The climate of the Redwood Creek basin varies from moderate seasons along the coast to the more extreme seasons common to the higher inland areas. The predominant influence on the climate in the lower basin, extending some ten to twenty miles inland, is moist marine air, which moves inland by prevailing onshore winds. Fog is a dominant climatic feature along the coast, generally occurring daily in the summer and not infrequently throughout the year. This oceanic influence has a greatly moderates the climate of the coastal areas over most of the year. Temperatures in the coastal region of the Redwood Creek basin vary only slightly, with a seasonal difference of only 10–15°F. For example, mean temperatures at Redwood Park are 47°F in January and 59°F in June.The Eel River Delta or ‘foggy bottoms’ is influenced by coastal fog throughout the year and is one of the cloudiest areas in the country (Stokes 1981). The dry season is marked by considerable fog or low cloudiness that clears by late morning or early afternoon. The amount of sunshine increases greatly with distance inland from the coast. The weather of the coastal Salt River Basin can be characterized by a definitive rainy season with mild fluctuations in daily and annual temperature.
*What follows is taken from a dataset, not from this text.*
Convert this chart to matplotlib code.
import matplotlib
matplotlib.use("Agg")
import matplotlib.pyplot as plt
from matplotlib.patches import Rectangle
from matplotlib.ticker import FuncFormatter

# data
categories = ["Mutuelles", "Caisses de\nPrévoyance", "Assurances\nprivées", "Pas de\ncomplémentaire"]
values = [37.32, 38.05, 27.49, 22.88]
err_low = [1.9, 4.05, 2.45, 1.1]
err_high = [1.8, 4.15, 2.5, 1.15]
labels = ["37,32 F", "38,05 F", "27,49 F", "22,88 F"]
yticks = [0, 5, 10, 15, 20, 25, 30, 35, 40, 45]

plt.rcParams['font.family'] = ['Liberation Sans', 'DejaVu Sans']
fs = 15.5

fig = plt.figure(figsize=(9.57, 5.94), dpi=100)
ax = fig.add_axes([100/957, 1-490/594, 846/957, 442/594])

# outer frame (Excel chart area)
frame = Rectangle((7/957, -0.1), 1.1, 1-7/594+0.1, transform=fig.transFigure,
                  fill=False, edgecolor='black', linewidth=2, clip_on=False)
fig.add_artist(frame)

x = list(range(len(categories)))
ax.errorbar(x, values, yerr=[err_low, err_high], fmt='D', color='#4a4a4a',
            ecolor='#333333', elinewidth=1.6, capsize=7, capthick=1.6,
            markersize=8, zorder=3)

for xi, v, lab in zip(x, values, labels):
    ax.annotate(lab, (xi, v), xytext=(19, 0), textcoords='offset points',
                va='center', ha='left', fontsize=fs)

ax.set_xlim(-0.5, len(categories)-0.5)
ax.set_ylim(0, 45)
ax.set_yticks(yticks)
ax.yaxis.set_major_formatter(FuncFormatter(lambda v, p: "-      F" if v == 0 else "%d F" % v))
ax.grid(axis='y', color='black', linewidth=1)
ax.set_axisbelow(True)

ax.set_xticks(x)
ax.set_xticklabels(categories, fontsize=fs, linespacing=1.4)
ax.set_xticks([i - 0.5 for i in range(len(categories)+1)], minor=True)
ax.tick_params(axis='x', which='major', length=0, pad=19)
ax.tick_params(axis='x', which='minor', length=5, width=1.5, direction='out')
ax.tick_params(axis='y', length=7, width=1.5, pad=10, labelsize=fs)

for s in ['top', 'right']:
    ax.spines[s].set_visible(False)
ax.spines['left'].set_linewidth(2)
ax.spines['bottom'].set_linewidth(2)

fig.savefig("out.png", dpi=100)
The rainy season lasts from October through April, accounting for about 90 percent of the annual precipitation (USDA 1993). Average annual precipitation in Ferndale is 44.2 inches per year (USDA 1993). The dry season lasts from May through September. Temperatures on the delta are moderate and the annual temperature range is one of the smallest in the lower 48 states (Stokes 1981). Average annual temperature is 52°F. The Eureka weather station reports a mean low temperature of 41.2°F. September is the warmest month on the Eel River Delta with an average daily high of 67.5°F.